Guy made her debut as a mezzo-soprano singer at Sadler's Wells Theatre as Dryade in Ariadne auf Naxos. She gave a recital at London's Wigmore Hall, where she sang arias by George Friedrich Händel and Gaetano Donizett in 1957. Guy received praise for her performance and one critic noted "the assurance with which [she] projected her resonant contralto tone … was irresistible". The following March, she married the tenor John Mitchinson at Bethel Chapel, Penclawdd. Several of Guy's early engagements were with the London Mozart Players under their founder and conductor Harry Blech. She also made appearances on British television. One such concert was the one to mark the 150th anniversary of Joseph Haydn's death at the Royal Festival Hall in May 1959. In 1960, she sang in Schubert's Mass with the same orchestra. She participated in a concert to commemorate astronaut Yuri Gagarin's achievement of being the first human to go into space the following year.
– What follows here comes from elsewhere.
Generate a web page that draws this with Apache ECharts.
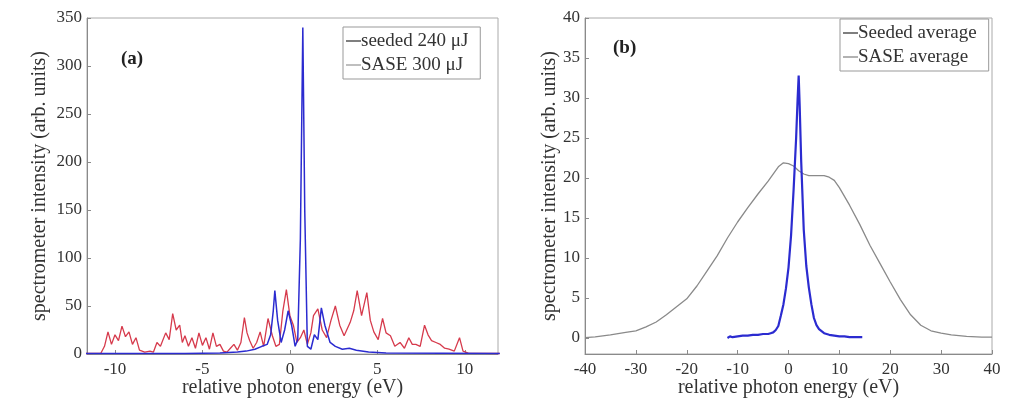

By the early 1960s Guy featured regularly as a soloist in London and became principal mezzo at the Royal Opera House in 1963. That same year, she played Flosshilde in Hans Hotter's production of Götterdämmerung at Covent Garden with fellow sopranos Rita Hunter and Birgit Nilsson and conducted by Georg Solti. This was followed by Deliah in Samson and Deliah by Camille Saint-Saëns at Sadler's Wells Theatre. Guy's performances came under criticism for her limited range of vocal colour in her characterisation. Her first appearance at The Proms came in the same year in the Richard Wagner 150th anniversary concert under Solti. Guy appeared at the Proms two years later in Arnold Schoenberg's Moses und Aron with Solti performing, and the following year, performed in Parsifal. She sang overseas by travelling across Europe and to Australia and New Zealand. In 1965, she was a replacement actor for the role of Azucena in Il trovatore.

Guy appeared in Igor Stravinsky's Oedipus rex in 1966 in the Odeon of Herodes Atticus and was conducted by the composer himself, and two years later appeared in the Malcolm Sargent memorial concert with Colin Davis conducting at the First Night of the Proms. She was chosen as one of fifteen soloists to perform at the Investiture of the Prince of Wales at Caernarfon Castle on 1 July 1969. In 1971, Guy sang at the 80th birthday concert for Stravinsky. Guy joined the Opern- und Schauspielhaus Frankfurt in 1972 and five years later acted as the Countess in the Welsh National Opera's performance of The Queen of Spades with David Lloyd-Jones serving as conductor. She and her husband Mitchinson frequently performed at the Three Choirs Festival, where she played the Angel in Edward Elgar's The Dream of Gerontius in 1977 at Gloucester. Guy also maintained close connections with the Philomusica, the West Country choir.

==Later life and death==

After retiring from her teaching position at the Royal Welsh College of Music & Drama in 1998, Guy began teaching privately at her home in Sageston, Pembrokeshire until a few weeks before her death. She died on 14 February 2015 in Haverfordwest and was survived by her husband and two sons. Guy was given a funeral service at Carew Wesley Methodist Chapel and later a memorial service at Parc Gwyn Crematorium.